If Martin Crowe is right, professionalism in sport is in danger of becoming counterproductive. If we are made to fill out too many forms and jump over too many unchallenging hurdles, boredom replaces spontaneity. When sport and life get dull, we tend to find the level asked of us. How much do you like filling in forms?

The cult of feedback and questionnaires has ballooned, just as it has in every other professional walk of life. Just ask a teacher. Just ask a doctor or a social worker. There are forms for everything.

Alan Jones, who coached Australia to the rugby Grand Slam in 1984, believes 'the last thing English sport needs is even more people wandering around with clipboards.' Of course Mr. Jones is showing his age a bit. These days clipboards sound positively quaint, perhaps even retro. Only a laptop would do now.

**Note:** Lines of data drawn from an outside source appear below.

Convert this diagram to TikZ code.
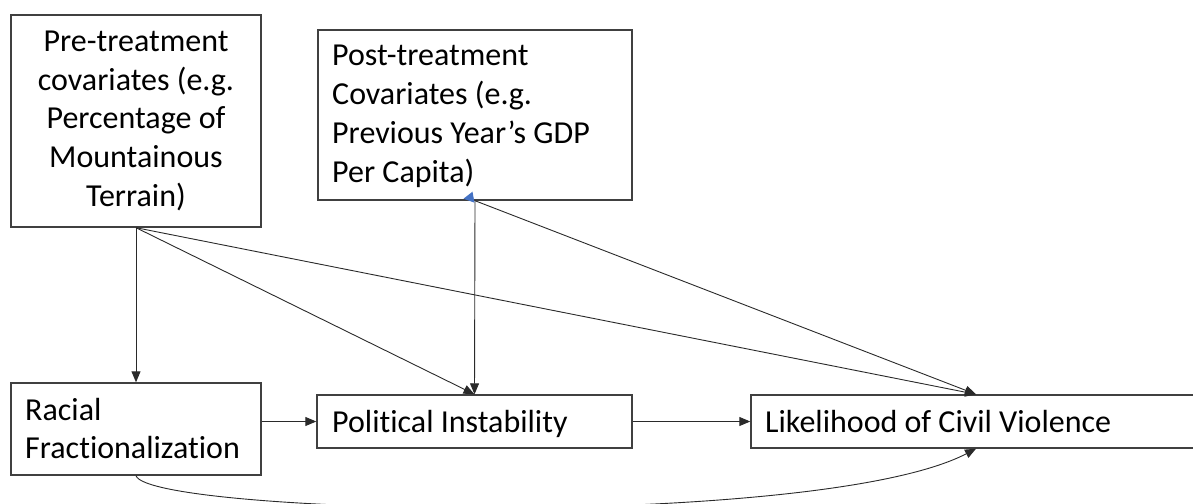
\documentclass[tikz,border=0pt]{standalone}
\usepackage{fontspec}
\setmainfont{Carlito}[RawFeature=-liga]
\usetikzlibrary{arrows.meta}
\definecolor{framegray}{HTML}{404040}
\definecolor{wiregray}{HTML}{2A2A2A}
\definecolor{tipblue}{HTML}{4472C4}
\begin{document}
\begin{tikzpicture}[x=1pt,y=-1pt,
  box/.style={draw=framegray, line width=1.4pt, inner sep=0pt, fill=white},
  lbl/.style={inner sep=0pt, text=black, font=\fontsize{32}{38.5}\selectfont},
  link/.style={draw=wiregray, line width=0.9pt, -{Triangle[length=11pt,width=9pt]}},
]
\clip (0,0) rectangle (1193,503);

% boxes
\node[box, minimum width=250pt, minimum height=212pt] (pre)  at (136,121)   {};
\node[box, minimum width=314pt, minimum height=170pt] (post) at (475,115)   {};
\node[box, minimum width=250pt, minimum height=92pt]  (race) at (136,429)   {};
\node[box, minimum width=315pt, minimum height=53pt]  (pol)  at (474.5,421.5) {};
\node[box, minimum width=450pt, minimum height=53pt]  (lik)  at (976,421.5) {};

% labels
\node[lbl, text width=250pt, align=flush center, anchor=base] (pretxt) at (136,52)
  {Pre-treatment\\covariates (e.g.\\Percentage of\\Mountainous\\Terrain)};
\node[lbl, font=\fontsize{32}{39.3}\selectfont, text width=300pt, align=flush left, anchor=base west] (posttxt) at (332,65)
  {Post-treatment\\Covariates (e.g.\\Previous Year’s GDP\\Per Capita)};
\node[lbl, text width=240pt, align=flush left, anchor=base west] (racetxt) at (25,420)
  {Racial\\Fractionalization};
\node[lbl, anchor=base west] (poltxt) at (332,432) {Political Instability};
\node[lbl, anchor=base west] (liktxt) at (765,432) {Likelihood of Civil Violence};

% connectors
\draw[link] (pre.south) -- (race.north);
\draw[link] (pre.south) -- (pol.north);
\draw[link] (pre.south) -- (lik.north);
\draw[link] (post.south) -- (pol.north);
\draw[link] (post.south) -- (lik.north);
\draw[link] (race.east |- pol.west) -- (pol.west);
\draw[link] (pol.east) -- (lik.west);
\draw[link] (race.south) .. controls (150,515) and (820,530) .. (lik.south);

% small blue tip at the foot of the post-treatment box
\fill[tipblue] ([shift={(-11.5,-2)}]post.south) -- ([shift={(-2.5,-9)}]post.south)
  -- ([shift={(-0.5,2)}]post.south) -- cycle;
\end{tikzpicture}
\end{document}
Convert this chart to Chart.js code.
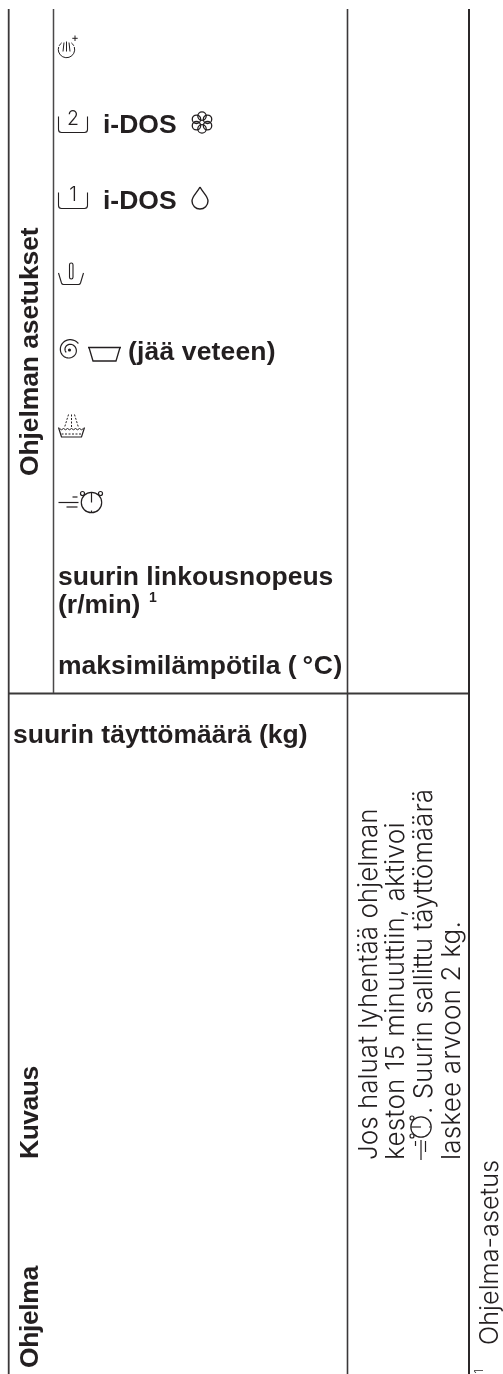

A former county coach of mine used to go mad when he was given the England junior tour reports about his emerging players. 'Did he hydrate well in the mornings? Was he attentive in team meetings? But all I want to know is: can he play or not!'

I'm all for introducing scientific rigour into sport wherever possible. It would be mad not to. Modern training techniques have undoubtedly made players stronger, fitter and more powerful. Some areas of sport do suit quantitative analysis.

But data and measurements get us only so far – the human dimension never goes away. In our computer age, when information is getting easier, cheaper and more worthless by the minute, we should be wary of allowing ourselves to become slaves to what the computer tells us are 'the answers'. Systems shouldn't become a cop-out from judgements.

Strange as it may sound, 'professionalism' is sometimes the easy option. If you can't think of a good argument, you can always fall back on that good old chestnut, 'It will make us more professional.' Who would dare argue with that?

This is especially true in England, where there is a guilty hangover about the professional-amateur divide of the past. As if to make up for lost time, now we can't get enough of it. If you've already got two coaches, how about four? If you've got four, how about eight? In fact, why not sixteen coaches? It can only make us more professional.

Sometimes it shows in the wrong ways. If professional sportsmen feel bored, they can play bored. It isn't easy to keep that precious instinctiveness when you are bombarded with the clichés of professionalism. With every truism he hears – 'there's no "I" in team', 'the more you practise blah blah…' – an outstanding young player is dragged back another inch into the pack of mediocrity.

Some players need the space to develop and grow up as normal human beings. As an older player, sometimes I wondered whether a young cricketer might consider a winter job in the outside world – it might refresh his love of cricket. One such player argued he wouldn't have time to go to the gym if he also had a winter job. Well, if Barack Obama can work out every day, it can't be too hard.

This particular bowler quit the professional game in the middle of a season, but once back in club cricket bowled better than ever. 'Shame I can't have another go now', he told me. 'Cricket doesn't weigh so heavily on me these days, so I've recaptured my rhythm.'

Paradoxically, if he had got the non-cricketing strands of his life sorted out earlier he could have carried on being paid to play sport.

The underlying problem is deeper still. Professionalism has made people obsessed with evidence of endeavour. To some professionals, justifying their jobs can become as important as being good at them. Hence the obsession with those 'achievements' – hours logged, sessions completed, commitments 'signed off' on – which look good on headed notepaper and can be shown off at meetings. But does anyone ask if they are actually working?

That is what Martin Crowe was hinting at in his attack on form-filling. Professional 'process' can mask an institutionalised retreat from good judgement – and one of the most important judgements is how to allow people to stay instinctive and individual.

Has professionalism become a comfort blanket that is now smothering us? Perhaps it's time to focus less on systems, the boxes ticked and the mundane miles trotted in the treadmills of our minds, and more on what matters and what works. In fact, anything less could be simply unprofessional.